This column is part of a series written by seniors from the pilot senior seminar on American citizenship. The class is led by its students, whose interests and experiences are as diverse as their areas of study. These columns are their lessons.
During tuition discussions at the UNC-system Board of Governors meeting this month, a student spoke of the jobs she holds to pay tuition, and a board member responded that he too had worked his way through UNC. I was impressed, but I desperately wished I could point out that his comparison to today’s students no longer holds.
While helping Student Body President Mary Cooper present her tuition plan to the UNC Board of Trustees this fall, I often vented my frustrations to my dad, a 1980 UNC graduate.
Though many trustees sympathized with students — because, they proudly proclaimed, they also worked their way through college — I had a hunch they were comparing apples and oranges. After some back-of-the-envelope calculations, my dad found why the trustees’ declarations rang false.
My dad is a hippie who attended seven colleges in eight years, and by 1976, he was playing the banjo in a bluegrass band, working in a furniture factory in Mt. Airy and attending Surry Community College. When he left the factory and transferred to UNC, he was making $2.45 an hour. (And though my dad wandered around Alaska and lived in a truck for a while, he ended up at Wharton, so I trust his numbers.)
In 1976, minimum wage rose to $2.30 an hour, and in-state tuition and fees at UNC were $270 per semester. Before taxes, it took 235 hours of minimum-wage labor to pay for a year at UNC.
Next year, in-state tuition and fees will be $7,499.81, and minimum wage is $7.25. It now takes half a year of full-time work to earn a year’s worth of tuition. That’s five times as many hours of work as it took students like my dad to pay for UNC 35 years ago.

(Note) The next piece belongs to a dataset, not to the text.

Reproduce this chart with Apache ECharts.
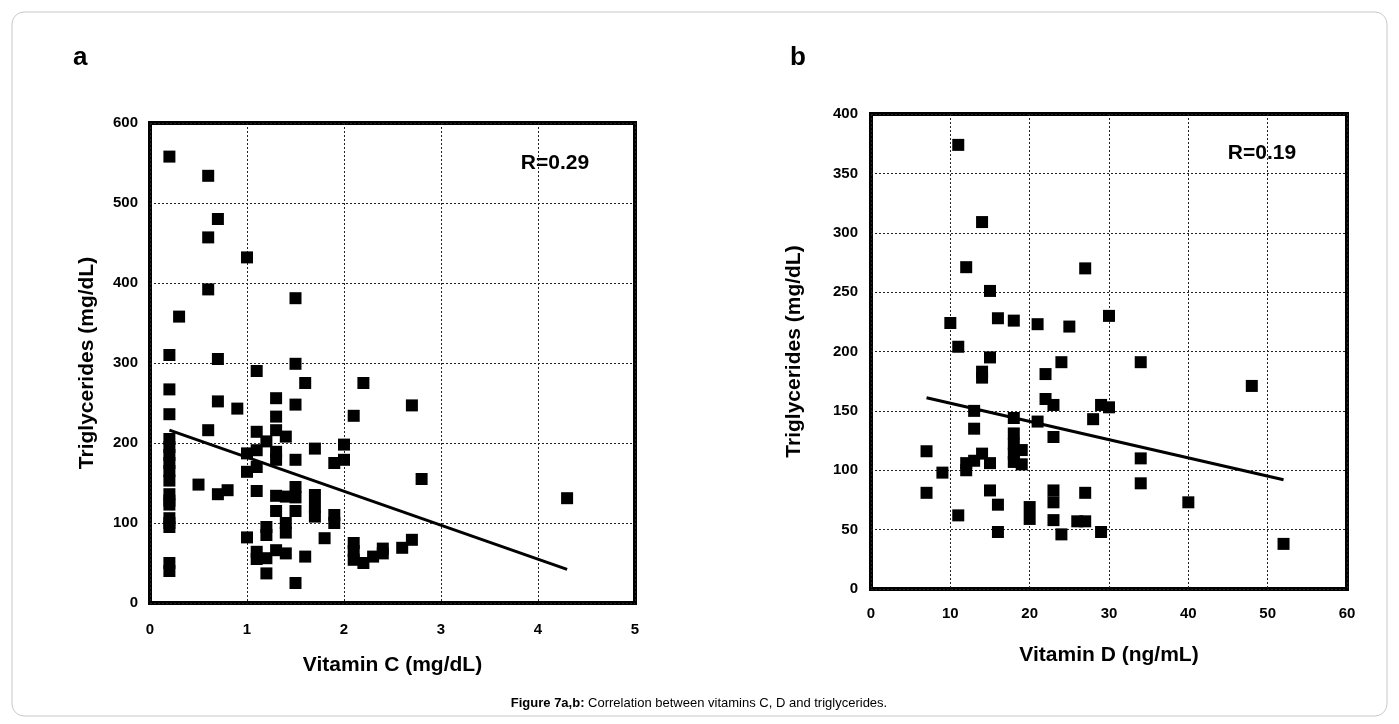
<!DOCTYPE html>
<html><head><meta charset="utf-8">
<script src="https://cdn.jsdelivr.net/npm/echarts@6/dist/echarts.min.js"></script>
<style>html,body{margin:0;padding:0;background:#fff;}#c{width:1399px;height:724px;}</style>
</head><body><div id="c"></div>
<script>
// Panel a: Vitamin C vs Triglycerides
const vitCx = [0.2,0.2,0.2,0.2,0.2,0.2,0.2,0.2,0.2,0.2,0.2,0.2,0.2,0.2,0.2,0.2,0.2,0.2,
  0.3,0.5,0.6,0.6,0.6,0.6,0.7,0.7,0.7,0.7,0.8,0.9,
  1.0,1.0,1.0,1.0,1.1,1.1,1.1,1.1,1.1,1.1,1.1,1.2,1.2,1.2,1.2,1.2,
  1.3,1.3,1.3,1.3,1.3,1.3,1.3,1.3,1.4,1.4,1.4,1.4,1.4,
  1.5,1.5,1.5,1.5,1.5,1.5,1.5,1.5,1.6,1.6,1.7,1.7,1.7,1.7,1.8,1.9,1.9,1.9,2.0,2.0,
  2.1,2.1,2.1,2.1,2.2,2.2,2.3,2.4,2.4,2.6,2.7,2.7,2.8,4.3];
const vitCy = [558,310,267,236,205,195,185,175,165,153,136,128,123,106,100,95,50,40,
  358,148,534,457,392,216,480,305,252,136,141,243,
  432,187,164,82,290,214,191,170,140,64,55,202,95,85,56,37,
  256,233,216,189,179,134,115,66,208,133,100,88,62,
  381,299,248,179,145,132,115,25,275,58,193,135,120,108,81,175,110,100,198,179,
  234,75,65,54,275,50,58,62,68,69,247,79,155,131];
const trendCx = [0.2, 4.3];
const trendCy = [216, 42];

// Panel b: Vitamin D vs Triglycerides
const vitDx = [11,14,12,27,15,10,16,18,21,25,30,11,15,24,34,48,14,14,22,22,23,29,30,28,13,18,21,13,23,18,18,19,18,18,19,
  7,14,13,12,12,15,9,7,15,23,23,27,16,11,20,20,23,26,27,16,24,29,34,34,40,52];
const vitDy = [374,309,271,270,251,224,228,226,223,221,230,204,195,191,191,171,183,178,181,160,155,155,153,143,150,144,141,135,128,131,122,117,114,107,105,
  116,114,108,106,100,106,98,81,83,83,73,81,71,62,69,59,58,57,57,48,46,48,110,89,73,38];
const trendDx = [7, 52];
const trendDy = [161, 92];

const xTicksC = {min:0, max:5, interval:1};
const yTicksC = {min:0, max:600, interval:100};
const xTicksD = {min:0, max:60, interval:10};
const yTicksD = {min:0, max:400, interval:50};

const FONT = '"Liberation Sans", Arial, sans-serif';
const pair = (xs, ys) => xs.map((x, i) => [x, ys[i]]);
const split = {show:true, lineStyle:{color:'#222', width:1, type:[2,2]}};
const lab = {color:'#000', fontFamily:FONT, fontWeight:'bold', fontSize:15};
const nameSt = {color:'#000', fontFamily:FONT, fontWeight:'bold', fontSize:21};

function xAx(gi, t, name, gap, m){
  return Object.assign({type:'value', gridIndex:gi, name:name, nameLocation:'middle', nameGap:gap,
    nameTextStyle:nameSt, axisLine:{show:false}, axisTick:{show:false},
    axisLabel:Object.assign({margin:m}, lab), splitLine:split}, t);
}
function yAx(gi, t, name, gap, m){
  return Object.assign({type:'value', gridIndex:gi, name:name, nameLocation:'middle', nameGap:gap,
    nameTextStyle:nameSt, axisLine:{show:false}, axisTick:{show:false},
    axisLabel:Object.assign({margin:m}, lab), splitLine:split}, t);
}

const sq = {color:'#000', opacity:1};
const chart = echarts.init(document.getElementById('c'));
chart.setOption({
  animation:false,
  backgroundColor:'#fff',
  grid:[
    {left:150, top:123, width:485, height:480, show:true, borderColor:'#000', borderWidth:4, backgroundColor:'transparent'},
    {left:871, top:114, width:476, height:475, show:true, borderColor:'#000', borderWidth:4, backgroundColor:'transparent'}
  ],
  xAxis:[ xAx(0, xTicksC, 'Vitamin C (mg/dL)', 52, 19), xAx(1, xTicksD, 'Vitamin D (ng/mL)', 56, 17) ],
  yAxis:[ yAx(0, yTicksC, 'Triglycerides (mg/dL)', 52, 12), yAx(1, yTicksD, 'Triglycerides (mg/dL)', 66, 13) ],
  series:[
    {type:'scatter', xAxisIndex:0, yAxisIndex:0, symbol:'rect', symbolSize:12, itemStyle:sq, data:pair(vitCx, vitCy)},
    {type:'line', xAxisIndex:0, yAxisIndex:0, showSymbol:false, lineStyle:{color:'#000', width:3}, data:pair(trendCx, trendCy)},
    {type:'scatter', xAxisIndex:1, yAxisIndex:1, symbol:'rect', symbolSize:12, itemStyle:sq, data:pair(vitDx, vitDy)},
    {type:'line', xAxisIndex:1, yAxisIndex:1, showSymbol:false, lineStyle:{color:'#000', width:3}, data:pair(trendDx, trendDy)}
  ],
  graphic:[
    {type:'rect', shape:{x:12, y:12, width:1375, height:704, r:12}, style:{fill:'none', stroke:'#c8c8c8', lineWidth:1}, silent:true},
    {type:'text', left:73, top:45, style:{text:'a', font:'bold 26px ' + FONT, fill:'#000'}},
    {type:'text', left:790, top:45, style:{text:'b', font:'bold 26px ' + FONT, fill:'#000'}},
    {type:'text', x:555, y:163, style:{text:'R=0.29', font:'bold 21px ' + FONT, fill:'#000', align:'center', verticalAlign:'middle'}},
    {type:'text', x:1262, y:153, style:{text:'R=0.19', font:'bold 21px ' + FONT, fill:'#000', align:'center', verticalAlign:'middle'}},
    {type:'text', x:699, y:703, style:{
      text:'{b|Figure 7a,b:} Correlation between vitamins C, D and triglycerides.',
      rich:{b:{fontWeight:'bold', fontSize:13, fontFamily:FONT, fill:'#000'}},
      font:'13px ' + FONT, fill:'#000', align:'center', verticalAlign:'middle'}}
  ]
});
</script></body></html>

It was still challenging for my dad to work his way through school, and I don’t want to imply that previous generations aren’t worthy of admiration for their hard work. They deserve praise for envisioning UNC as a financially accessible place (although attainable only for white men for most of the school’s history).
Students from across the state, including banjo players in Mt. Airy, recognized that UNC was within their grasp, and they used the education they received to make their state and country better.
We must recognize that working your way through UNC is a much harder undertaking than before.
I would love for my children to attend UNC 35 years from now. But if it will cost their generation five times as many hours of work as it does today, in-state students will pay $76,560 a year, plus inevitable inflation.
Few students will be able to spend 10 years working full-time to earn four years of tuition, and even those who can afford UNC will have a very different experience than previous generations.
With that student body, UNC would no longer be truly public. That generation of Tar Heels would be the worse for it.
The generations before us climbed the ladder, but we can’t let them pull it up behind them. Even with an increased emphasis on financial aid, we must frame tuition in terms of the real wages of students and their families.